Corn futures are called 1 to 3 cents lower. Overnight trade was 3/4 to 3 cents lower. The market is technically overbought and due for a correction after the December contract gained 43 1/2 cents last week. Harvest progress has done little to slow the recent rally. Harvest activity will be slowed this week by wet and cool weather in the Corn Belt.

Soybean futures are called 2 to 3 cents lower. Overnight trade was 1 3/4 to 3 cents lower. We look for prices to pullback some from recent gains. Large supplies of soybeans and ideas of a large crop will be underlying bearish factors. However, demand remains strong. Export commitments are running over 50% above year-ago levels. NOPA will release a new monthly crush number this morning.

Wheat futures are called 4 to 6 cents higher. Overnight CBOT trade was 5 3/4 to 8 1/2 cents higher and the KCBT was steady to 4 cents higher. Strength overnight indicates that speculators are still in the buying mode. Fundamentally, the market will continue to draw strength from the tightening global stocks of wheat. However, after such a strong rally and new contract highs at the CBOT and KCBT, wheat prices are vulnerable to a rather steep setback at anytime.

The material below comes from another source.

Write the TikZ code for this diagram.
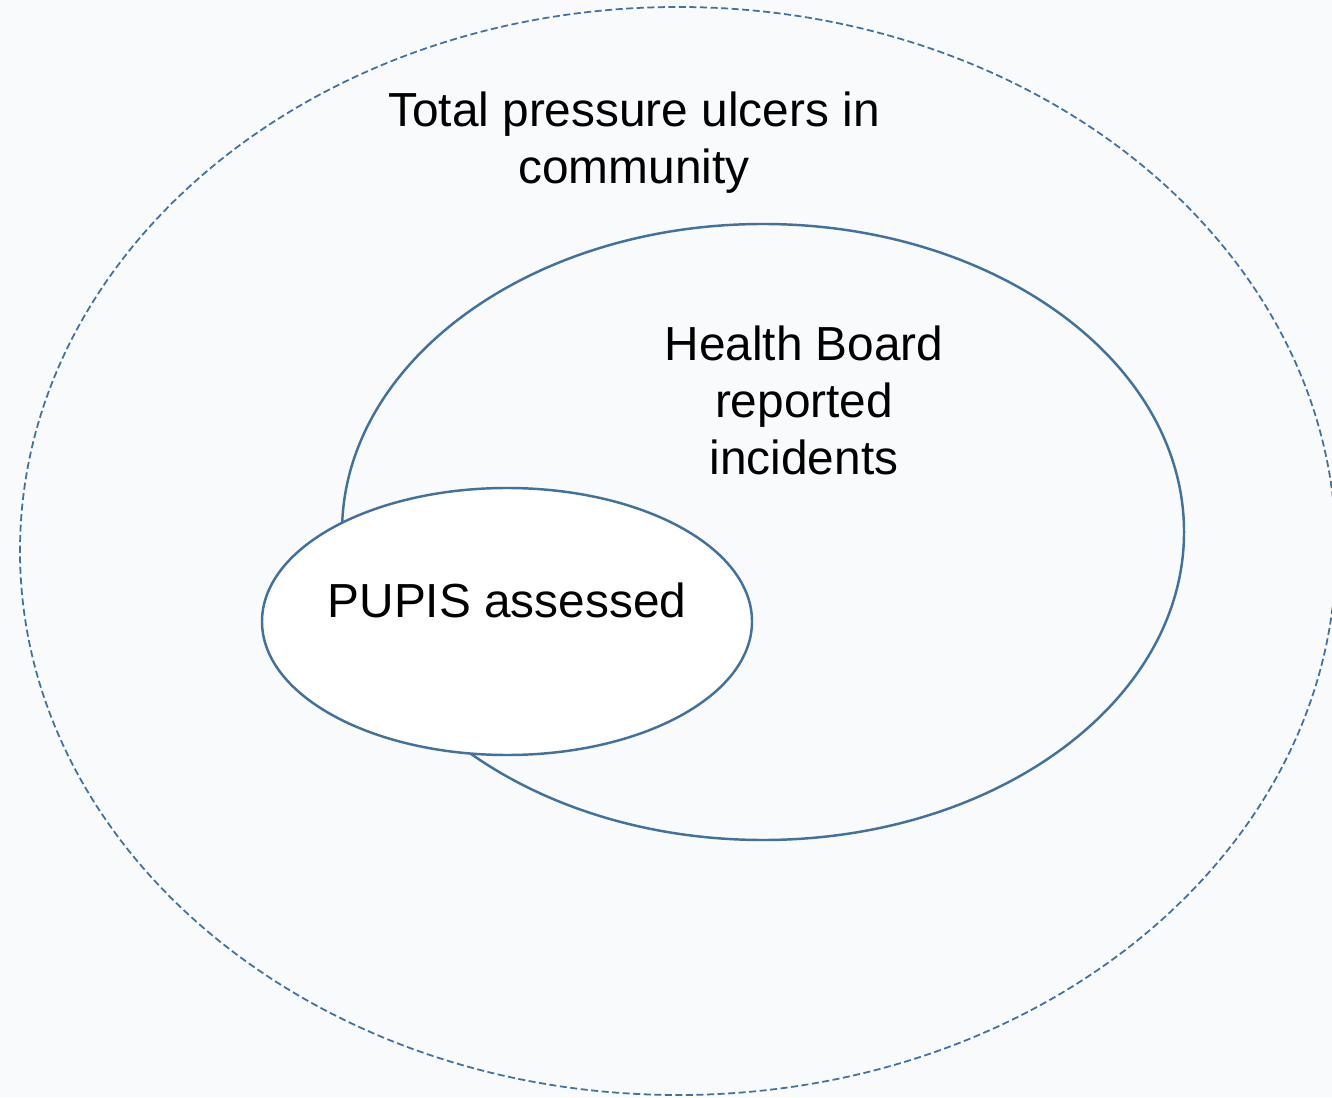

Cattle futures are called mixed in light volume. Traders will be trying to determine how the cash market will react this week. Market ready supplies remain relatively tight, but packers have slowed slaughter due to poor margins. Boxed beef prices have shown some improvement recently. Packers are believed to be short on supplies, but showlists will likely be a little larger.

Lean hog futures are called steady to higher. Spillover buying and ideas of steady to firm cash trade early this week will be supportive. Pork cutouts have help up relatively well given the large slaughter, but if pork prices turn lower, the cash market and futures could quickly turn lower again.